What is discrimination retaliation under California law?

Discrimination retaliation occurs when an employer takes a materially adverse action against an employee because that employee engaged in a protected activity, such as filing a discrimination complaint or participating in an investigation. California law under FEHA prohibits this conduct broadly.

How long do I have to file a retaliation claim in California?

For FEHA retaliation claims, you must file a complaint with the CRD within three years of the retaliatory act, then file suit within one year of receiving your right-to-sue notice. Labor Code § 1102.5 whistleblower claims allow direct court filing within three years.

Can I win a retaliation claim if my discrimination complaint was not proven?

Yes. Retaliation claims stand independently from the underlying discrimination claim. You do not need to prove the original discrimination occurred to succeed on a retaliation claim.
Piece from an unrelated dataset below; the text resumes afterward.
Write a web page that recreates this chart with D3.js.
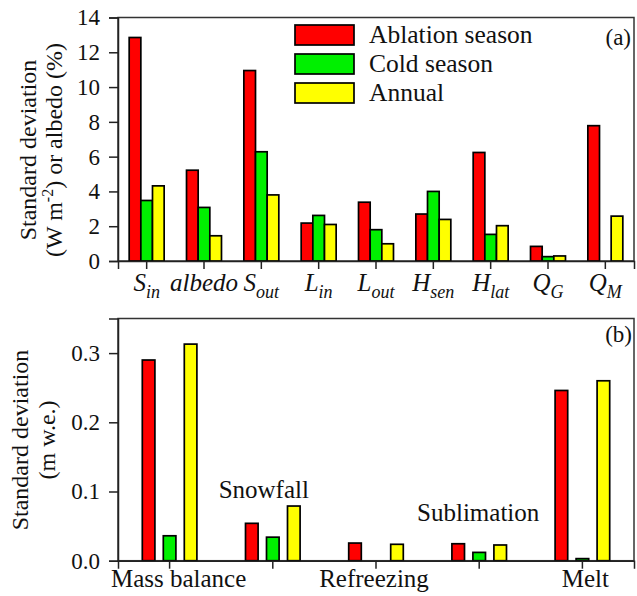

What counts as evidence in a California retaliation case?

Strong evidence includes the timing between your complaint and the adverse action, supervisor statements referencing your complaint, sudden policy enforcement that never existed before, and performance reviews that changed dramatically after you complained. Documentation you create in real time carries significant weight.

Does retaliation only apply if I was fired?

No. Courts recognize a wide range of adverse actions beyond termination, including demotions, schedule changes, exclusion from projects, pay cuts, and hostile supervision. The legal standard is whether the action would deter a reasonable employee from making a complaint.